In his brilliant, eye-opening Aeon essay ISIS is a revolution, Scott Atran aptly asserts: “Civilizations rise and fall on the vitality of their cultural ideals, not their material assets alone. History shows that most societies have sacred values for which their people would passionately fight, risking serious loss and even death rather than compromise. Our research suggests this is so for many who join ISIS, and for many Kurds who oppose them on the frontlines. But, so far, we find no comparable willingness among the majority of youth that we sample in Western democracies. With the defeat of fascism and communism, have their lives defaulted to the quest for comfort and safety? Is this enough to ensure the survival, much less triumph, of values we have come to take for granted, on which we believe our world is based? More than the threat from violent jihadis, this might be the key existential issue for open societies today.”

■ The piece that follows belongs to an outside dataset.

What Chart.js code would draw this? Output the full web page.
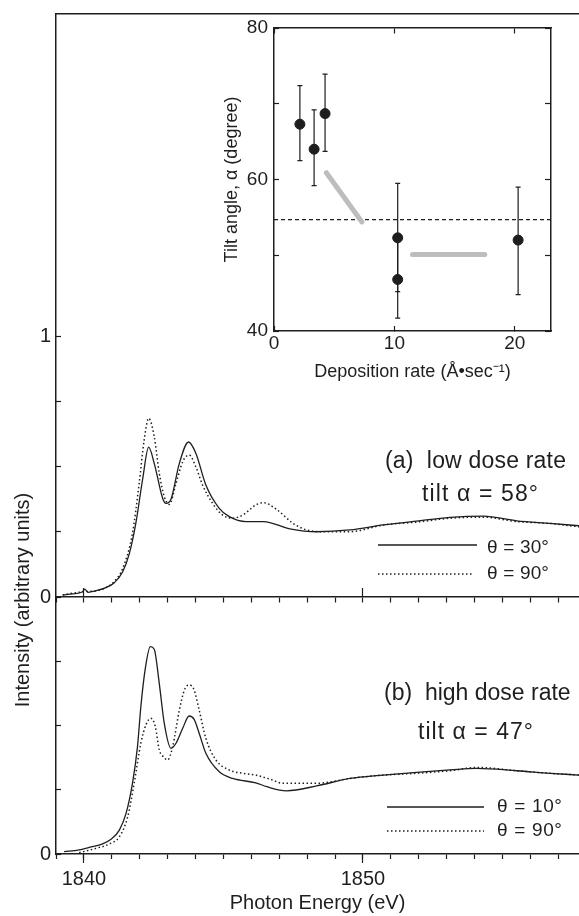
<!DOCTYPE html>
<html lang="en">
<head>
<meta charset="UTF-8" />
<title>S K-edge spectra and tilt angle</title>
<script src="https://cdn.jsdelivr.net/npm/chart.js"></script>
<style>
  html, body { margin: 0; padding: 0; background: #fff; }
  #wrap { position: relative; width: 579px; height: 916px; }
  #mainChart { position: absolute; left: 0; top: 0; }
  #inset { position: absolute; left: 200px; top: 0; }
</style>
</head>
<body>
<div id="wrap">
  <canvas id="mainChart" width="579" height="916"></canvas>
  <canvas id="inset" width="379" height="400"></canvas>
</div>
<script>
  // (a) low dose rate, theta = 30 (solid) and 90 (dotted)
  const aSolidE = [1839.24, 1839.6, 1839.95, 1840.03, 1840.15, 1840.43, 1840.79, 1841.09, 1841.39, 1841.63, 1841.86, 1842.1, 1842.32, 1842.52, 1842.82, 1842.94, 1843.12, 1843.42, 1843.75, 1844.01, 1844.37, 1844.85, 1845.21, 1845.81, 1846.43, 1847.38, 1848.34, 1849.53, 1850.73, 1851.92, 1853.12, 1854.31, 1855.51, 1856.7, 1857.74];
  const aSolidI = [0.008, 0.012, 0.02, 0.03, 0.018, 0.024, 0.036, 0.055, 0.097, 0.168, 0.283, 0.45, 0.576, 0.514, 0.38, 0.36, 0.376, 0.514, 0.596, 0.553, 0.431, 0.341, 0.309, 0.29, 0.29, 0.262, 0.251, 0.258, 0.277, 0.292, 0.306, 0.311, 0.293, 0.283, 0.274];
  const aDotE = [1839.24, 1839.95, 1840.43, 1840.79, 1841.09, 1841.39, 1841.74, 1841.98, 1842.16, 1842.32, 1842.52, 1842.7, 1842.88, 1843.06, 1843.3, 1843.54, 1843.77, 1844.01, 1844.25, 1844.61, 1844.97, 1845.33, 1845.69, 1846.16, 1846.43, 1846.9, 1847.5, 1847.98, 1848.7, 1849.53, 1850.73, 1851.92, 1853.12, 1854.31, 1855.51, 1856.7, 1857.74];
  const aDotI = [0.008, 0.02, 0.024, 0.036, 0.06, 0.11, 0.245, 0.437, 0.604, 0.687, 0.617, 0.476, 0.386, 0.356, 0.437, 0.52, 0.546, 0.501, 0.431, 0.36, 0.315, 0.303, 0.315, 0.354, 0.363, 0.337, 0.283, 0.258, 0.251, 0.251, 0.277, 0.288, 0.303, 0.307, 0.29, 0.283, 0.27];

  // (b) high dose rate, theta = 10 (solid) and 90 (dotted)
  const bSolidE = [1839.29, 1839.83, 1840.19, 1840.67, 1840.97, 1841.27, 1841.51, 1841.74, 1841.92, 1842.04, 1842.2, 1842.38, 1842.52, 1842.7, 1842.88, 1843.12, 1843.3, 1843.54, 1843.77, 1843.95, 1844.13, 1844.37, 1844.85, 1845.33, 1846.16, 1846.55, 1847.26, 1848.34, 1849.53, 1850.73, 1851.92, 1853.12, 1854.07, 1855.51, 1856.7, 1857.74];
  const bSolidI = [0.009, 0.016, 0.026, 0.039, 0.057, 0.093, 0.158, 0.275, 0.418, 0.573, 0.722, 0.807, 0.797, 0.664, 0.508, 0.411, 0.431, 0.489, 0.537, 0.524, 0.47, 0.392, 0.32, 0.294, 0.277, 0.262, 0.246, 0.265, 0.294, 0.307, 0.318, 0.327, 0.333, 0.324, 0.314, 0.307];
  const bDotE = [1839.83, 1840.43, 1840.91, 1841.27, 1841.57, 1841.8, 1842.04, 1842.22, 1842.4, 1842.56, 1842.7, 1842.84, 1843.0, 1843.18, 1843.42, 1843.6, 1843.77, 1843.95, 1844.13, 1844.37, 1844.73, 1845.21, 1845.69, 1846.16, 1846.67, 1847.14, 1848.34, 1849.53, 1850.73, 1851.92, 1853.12, 1854.07, 1855.51, 1856.7, 1857.74];
  const bDotI = [0.005, 0.022, 0.039, 0.067, 0.145, 0.275, 0.431, 0.502, 0.528, 0.495, 0.405, 0.379, 0.366, 0.418, 0.56, 0.638, 0.658, 0.638, 0.56, 0.45, 0.366, 0.327, 0.314, 0.307, 0.291, 0.275, 0.275, 0.294, 0.307, 0.314, 0.324, 0.337, 0.324, 0.314, 0.307];

  const eMin = 1839, eMax = 1857.74;
  const eTicks = [1839, 1840, 1841, 1842, 1843, 1844, 1845, 1846, 1847, 1848, 1849, 1850, 1851, 1852, 1853, 1854, 1855, 1856, 1857];
  const eLabels = [1840, 1850];
  const aMax = 2.242, bMax = 1.0;
  const aTicks = [0, 0.25, 0.5, 0.75, 1];
  const aLabels = [0, 1];
  const bTicks = [0, 0.25, 0.5, 0.75];
  const bLabels = [0];

  // inset: tilt angle vs deposition rate
  const rate = [2.15, 3.33, 4.24, 10.27, 10.27, 20.27];
  const tilt = [67.3, 64.0, 68.7, 52.3, 46.8, 52.0];
  const tiltLow = [62.5, 59.2, 63.7, 45.2, 41.7, 44.8];
  const tiltHigh = [72.4, 69.2, 73.9, 59.5, 51.9, 59.0];
  const magicAngle = 54.7;
  const guide1X = [4.35, 7.3], guide1Y = [60.9, 54.4];
  const guide2X = [11.5, 17.5], guide2Y = [50.1, 50.1];
  const rateMax = 23, tiltMin = 40, tiltMax = 80;
  const rateTicks = [0, 10, 20];
  const tiltTicks = [40, 50, 60, 70, 80];
  const tiltLabels = [40, 60, 80];

  const ink = '#1e1e1e';
  const family = '"Liberation Sans", Arial, Helvetica, sans-serif';
  Chart.defaults.font.family = family;
  Chart.defaults.color = ink;

  const pts = (xs, ys) => xs.map((x, i) => ({ x: x, y: ys[i] }));
  const setTicks = vals => s => { s.ticks = vals.map(v => ({ value: v })); };
  const fixed = (w, h) => s => {
    if (w != null) s.width = w;
    if (h != null) s.height = h;
    s.paddingLeft = s.paddingRight = s.paddingTop = s.paddingBottom = 0;
  };
  const only = list => v => list.includes(v) ? String(v) : '';

  function curve(xs, ys, axis, dotted) {
    return {
      data: pts(xs, ys),
      yAxisID: axis,
      borderColor: ink,
      borderWidth: dotted ? 1.5 : 1.3,
      borderDash: dotted ? [1.5, 2.5] : [],
      pointRadius: 0,
      cubicInterpolationMode: 'monotone',
      fill: false
    };
  }

  function overlayX(pos, ticks, len, border) {
    return {
      axis: 'x', type: 'linear', min: eMin, max: eMax, position: pos,
      afterBuildTicks: setTicks(ticks), afterFit: fixed(),
      grid: { drawOnChartArea: false, drawTicks: len !== 0, color: ink, tickLength: len, tickWidth: 1.2 },
      border: { display: border, color: ink, width: 1.5 },
      ticks: { display: false }
    };
  }

  // stretch spacing a little so each note ends where it does in the figure
  function fitText(ctx, text, left, cy, size, right) {
    ctx.font = size + 'px ' + family;
    ctx.letterSpacing = '0px';
    const w = ctx.measureText(text).width;
    const extra = (right - left - w) / Math.max(text.length - 1, 1);
    ctx.letterSpacing = Math.max(0, Math.min(extra, 1.5)).toFixed(2) + 'px';
    ctx.fillText(text, left, cy);
    ctx.letterSpacing = '0px';
  }

  const notes = {
    id: 'notes',
    afterDraw(chart) {
      const ctx = chart.ctx;
      ctx.save();
      ctx.fillStyle = ink;
      ctx.textBaseline = 'middle';

      ctx.save();
      ctx.translate(23, 600);
      ctx.rotate(-Math.PI / 2);
      ctx.textAlign = 'center';
      ctx.font = '20px ' + family;
      ctx.fillText('Intensity (arbitrary units)', 0, 0);
      ctx.restore();

      ctx.textAlign = 'left';
      fitText(ctx, '(a)  low dose rate', 385, 462, 23, 566);
      fitText(ctx, 'tilt \u03b1 = 58\u00b0', 422, 495, 23, 538);
      fitText(ctx, '\u03b8 = 30\u00b0', 487, 548, 19, 549);
      fitText(ctx, '\u03b8 = 90\u00b0', 487, 574, 19, 549);
      fitText(ctx, '(b)  high dose rate', 384, 694, 23, 568);
      fitText(ctx, 'tilt \u03b1 = 47\u00b0', 418, 733, 23, 533);
      fitText(ctx, '\u03b8 = 10\u00b0', 497, 807, 19, 562);
      fitText(ctx, '\u03b8 = 90\u00b0', 497, 831, 19, 562);

      // legend samples
      ctx.strokeStyle = ink;
      [[378, 477, 545, false], [378, 473, 574, true], [387, 484, 807, false], [387, 484, 831, true]]
        .forEach(([x1, x2, y, dotted]) => {
          ctx.lineWidth = dotted ? 1.5 : 1.3;
          ctx.setLineDash(dotted ? [1.5, 2.5] : []);
          ctx.beginPath();
          ctx.moveTo(x1, y);
          ctx.lineTo(x2, y);
          ctx.stroke();
        });
      ctx.restore();
    }
  };

  new Chart(document.getElementById('mainChart'), {
    type: 'line',
    data: {
      datasets: [
        curve(aSolidE, aSolidI, 'yA', false),
        curve(aDotE, aDotI, 'yA', true),
        curve(bSolidE, bSolidI, 'yB', false),
        curve(bDotE, bDotI, 'yB', true)
      ]
    },
    options: {
      responsive: false,
      animation: false,
      events: [],
      layout: { padding: { top: 14, left: 0, right: 0, bottom: 0 } },
      plugins: { legend: { display: false }, tooltip: { enabled: false } },
      scales: {
        x: {
          type: 'linear', min: eMin, max: eMax, position: 'bottom',
          afterBuildTicks: setTicks(eTicks), afterFit: fixed(null, 62),
          grid: { drawOnChartArea: false, color: ink, tickLength: 5, tickWidth: 1.2 },
          border: { color: ink, width: 1.5 },
          ticks: { autoSkip: false, maxRotation: 0, padding: 8, font: { size: 20 }, callback: only(eLabels) },
          title: { display: true, text: 'Photon Energy (eV)', font: { size: 20 }, padding: { top: 0, bottom: 1 } }
        },
        xMaj: overlayX({ yB: 0 }, eLabels, 9, false),
        xMid: overlayX({ yA: 0 }, eTicks, 5, true),
        xMidMaj: overlayX({ yA: 0 }, eLabels, -9, false),
        xTop: overlayX({ yA: aMax }, [], 0, true),
        yA: {
          type: 'linear', position: 'left', stack: 'main', stackWeight: 583, weight: 1,
          min: 0, max: aMax,
          afterBuildTicks: setTicks(aTicks), afterFit: fixed(56, null),
          grid: { drawOnChartArea: false, color: ink, tickLength: -5, tickWidth: 1.2 },
          border: { color: ink, width: 1.5 },
          ticks: { padding: 10, font: { size: 20 }, callback: only(aLabels) }
        },
        yB: {
          type: 'linear', position: 'left', stack: 'main', stackWeight: 257, weight: 0,
          min: 0, max: bMax,
          afterBuildTicks: setTicks(bTicks), afterFit: fixed(56, null),
          grid: { drawOnChartArea: false, color: ink, tickLength: -5, tickWidth: 1.2 },
          border: { color: ink, width: 1.5 },
          ticks: { padding: 10, font: { size: 20 }, callback: only(bLabels) }
        }
      }
    },
    plugins: [notes]
  });

  const errorBars = {
    id: 'errorBars',
    beforeDatasetsDraw(chart) {
      const { ctx, scales: { x, y } } = chart;
      ctx.save();
      ctx.strokeStyle = ink;
      ctx.lineWidth = 1.2;
      rate.forEach((r, i) => {
        const px = x.getPixelForValue(r);
        const lo = y.getPixelForValue(tiltLow[i]);
        const hi = y.getPixelForValue(tiltHigh[i]);
        ctx.beginPath();
        ctx.moveTo(px, lo); ctx.lineTo(px, hi);
        ctx.moveTo(px - 2.5, lo); ctx.lineTo(px + 2.5, lo);
        ctx.moveTo(px - 2.5, hi); ctx.lineTo(px + 2.5, hi);
        ctx.stroke();
      });
      ctx.restore();
    }
  };

  const insetTick = { drawOnChartArea: false, color: ink, tickWidth: 1.2 };

  new Chart(document.getElementById('inset'), {
    type: 'scatter',
    data: {
      datasets: [
        { data: pts(guide1X, guide1Y), showLine: true, borderColor: '#bdbdbd', borderWidth: 5, borderCapStyle: 'round', pointRadius: 0 },
        { data: pts(guide2X, guide2Y), showLine: true, borderColor: '#bdbdbd', borderWidth: 5, borderCapStyle: 'round', pointRadius: 0 },
        { data: [{ x: 0, y: magicAngle }, { x: rateMax, y: magicAngle }], showLine: true, borderColor: ink, borderWidth: 1.2, borderDash: [4, 3], pointRadius: 0 },
        { data: pts(rate, tilt), showLine: false, pointRadius: 5, backgroundColor: ink, borderColor: ink }
      ]
    },
    options: {
      responsive: false,
      animation: false,
      events: [],
      layout: { padding: { top: 28, right: 28, bottom: 17, left: 0 } },
      plugins: { legend: { display: false }, tooltip: { enabled: false } },
      scales: {
        x: {
          type: 'linear', min: 0, max: rateMax, position: 'bottom',
          afterBuildTicks: setTicks(rateTicks), afterFit: fixed(null, 52),
          grid: Object.assign({ tickLength: -5 }, insetTick),
          border: { color: ink, width: 1.5 },
          ticks: { autoSkip: false, maxRotation: 0, padding: 6, font: { size: 19 } },
          title: { display: true, text: 'Deposition rate (\u00c5\u2022sec\u207b\u00b9)', font: { size: 18 }, padding: { top: 0, bottom: 0 } }
        },
        xT: {
          axis: 'x', type: 'linear', min: 0, max: rateMax, position: { y: tiltMax },
          afterBuildTicks: setTicks(rateTicks), afterFit: fixed(),
          grid: Object.assign({ tickLength: 5 }, insetTick),
          border: { color: ink, width: 1.5 },
          ticks: { display: false }
        },
        y: {
          type: 'linear', min: tiltMin, max: tiltMax, position: 'left',
          afterBuildTicks: setTicks(tiltTicks), afterFit: fixed(74, null),
          grid: Object.assign({ tickLength: -5 }, insetTick),
          border: { color: ink, width: 1.5 },
          ticks: { padding: 11, font: { size: 19 }, callback: only(tiltLabels) },
          title: { display: true, text: 'Tilt angle, \u03b1 (degree)', font: { size: 18 }, padding: { top: 21, bottom: 0 } }
        },
        yR: {
          axis: 'y', type: 'linear', min: tiltMin, max: tiltMax, position: { x: rateMax },
          afterBuildTicks: setTicks(tiltTicks), afterFit: fixed(),
          grid: Object.assign({ tickLength: 5 }, insetTick),
          border: { color: ink, width: 1.5 },
          ticks: { display: false }
        }
      }
    },
    plugins: [errorBars]
  });
</script>
</body>
</html>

Second, ISIS is masterful at engineering and employing the politics of fear to generate mass hysteria and turn communities against each other. … ISIS adds two new dimensions to the weaponization of fear.….
Third, ISIS is sophisticated and adept at manipulating social media to recruit supporters and foot soldiers. This makes ISIS fundamentally different from other terrorist organizations. ISIS is more than a terrorist group; it is a new creature and a marketing brand that successfully sells a utopian version of an Islamic Caliphate to disenfranchised and disgruntled youth.
What could be done to counter ISIS’s brand and messaging? was the question raised at the Real Lessons in Countering Violent Extremism session during the Global Peace Leadership Conference Belfast 2016 held at Queens University, Northern Ireland on September 12:
- First and foremost, ISIS should be de-glorified and discredited from within. The only way to achieve this daunting task is to provide a platform for ISIS defectors to share their disillusioned stories with current and would-be ISIS fighters through social media and traditional media. …. In this regard I would like to draw your attention to a useful project called the ISIS Defectors Interview Project of the International Center for the Study of Violent Extremism.
- Second, early warning and the detection of radicalization at family and community levels should be made a top priority for civil society and state institutions before it is too late. Law enforcement authorities should engage with and gain the trust of vulnerable communities. There is an urgent need to set up safe helplines and hotlines between communities and authorities to detect early radicalization at home, at school, and in neighborhoods and address the root causes that lead to radicalization. … . In short, countering violent extremism is a generational project.
“However, the real battle is the battle of grand narratives. Sadly, for the time being we don’t have the great new idea that transcends borders, cultures and religions,” Hassan contends. “Probably this candid phrase from a Muslim leader in Singapore summarizes the current poverty of ideas: ‘We don’t have many new ideas and we can’t agree on those we have’”.